Driven by Africans, Mozambique represents hope on a continent where the United States and others have struggled particularly of late to promote peace and stability. Mozambique is important in U.S. Africa policy with its significant development potential, abundant natural resources, ecological importance and high regional standing. Given the substantial investment the United States makes in Mozambique — some $536 million in development aid in 2021 — and the country’s recent designation as one of countries included in the Strategy for Preventing Conflict and Promoting Stability, making an added modest investment in the critical security sector is warranted.

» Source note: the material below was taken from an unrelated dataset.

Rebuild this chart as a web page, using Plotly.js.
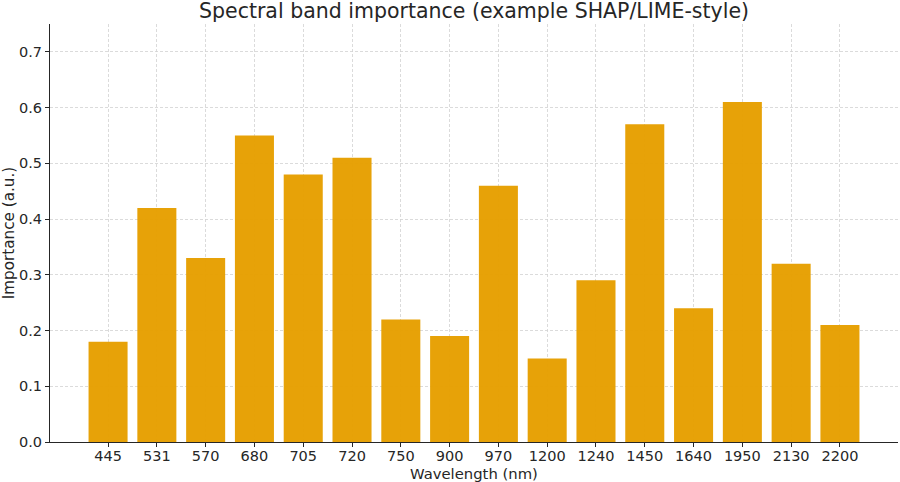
<!DOCTYPE html>
<html>
<head>
<meta charset="utf-8">
<script src="https://cdn.plot.ly/plotly-3.0.1.min.js"></script>
<style>
  html, body { margin: 0; padding: 0; background: #fff; }
  #plot { width: 900px; height: 482px; }
</style>
</head>
<body>
<div id="plot"></div>
<script>
// wavelengths (nm) and importance values
const bands = ['445', '531', '570', '680', '705', '720', '750', '900',
               '970', '1200', '1240', '1450', '1640', '1950', '2130', '2200'];
const importance = [0.18, 0.42, 0.33, 0.55, 0.48, 0.51, 0.22, 0.19,
                    0.46, 0.15, 0.29, 0.57, 0.24, 0.61, 0.32, 0.21];
const yTicks = [0, 0.1, 0.2, 0.3, 0.4, 0.5, 0.6, 0.7];

const font = 'DejaVu Sans, sans-serif';

const trace = {
    x: bands,
    y: importance,
    type: 'bar',
    width: 0.8,
    marker: { color: '#E69F00', opacity: 0.97, line: { width: 0 } },
    hoverinfo: 'x+y'
};

const layout = {
    width: 900,
    height: 482,
    margin: { l: 50, r: 2, t: 24, b: 40 },
    paper_bgcolor: '#fff',
    plot_bgcolor: '#fff',
    showlegend: false,
    font: { family: font, size: 14.5, color: '#262626' },
    title: {
        text: 'Spectral band importance (example SHAP/LIME-style)',
        font: { family: font, size: 20.5, color: '#262626' },
        x: 0.5267, xanchor: 'center',
        y: 0.978, yanchor: 'middle'
    },
    // x title as annotation so it is not squeezed into the tick labels
    annotations: [{
        text: 'Wavelength (nm)',
        xref: 'paper', yref: 'paper',
        x: 0.5, y: -0.075,
        xanchor: 'center', yanchor: 'middle',
        showarrow: false,
        font: { size: 14.8 }
    }],
    xaxis: {
        type: 'category',
        range: [-1.19, 16.19],
        tickfont: { size: 14.5 },
        ticklabelstandoff: -3,
        showline: true, linecolor: '#262626', linewidth: 1,
        ticks: 'outside', ticklen: 4, tickcolor: '#262626',
        showgrid: true, gridcolor: '#d2d2d2', griddash: '3px,2px', gridwidth: 0.8,
        zeroline: false
    },
    yaxis: {
        range: [0, 0.75],
        tickvals: yTicks,
        ticktext: yTicks.map(v => v.toFixed(1)),
        tickfont: { size: 14.5 },
        title: { text: 'Importance (a.u.)', standoff: 5, font: { size: 15.2 } },
        showline: true, linecolor: '#262626', linewidth: 1,
        ticks: 'outside', ticklen: 4, tickcolor: '#262626',
        showgrid: true, gridcolor: '#d2d2d2', griddash: '3px,2px', gridwidth: 0.8,
        zeroline: false
    }
};

Plotly.newPlot('plot', [trace], layout, { displayModeBar: false, staticPlot: true });
</script>
</body>
</html>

SADC has undertaken an impressive mission that deserves continued U.S. and international support. Of course, it is far from perfect and must be treated as only a first step toward peace in Mozambique. “The regional military response was essential but not sufficient,” said one Mozambican civil society representative. But neighboring countries have brought a badly needed degree of stability to an area that was suffering humanitarian devastation at the hands of Islamist insurgents.
A window of opportunity now exists to take the challenging steps of building Mozambican security capacities and greater economic and political inclusion and prosperity in Cabo Delgado and neighboring provinces. These are steps for the government of Mozambique to take with urgency and the support and, perhaps pressure, of the international community.
A previous version of this article incorrectly identified Palma as the provincial capital of Cabo Delgado.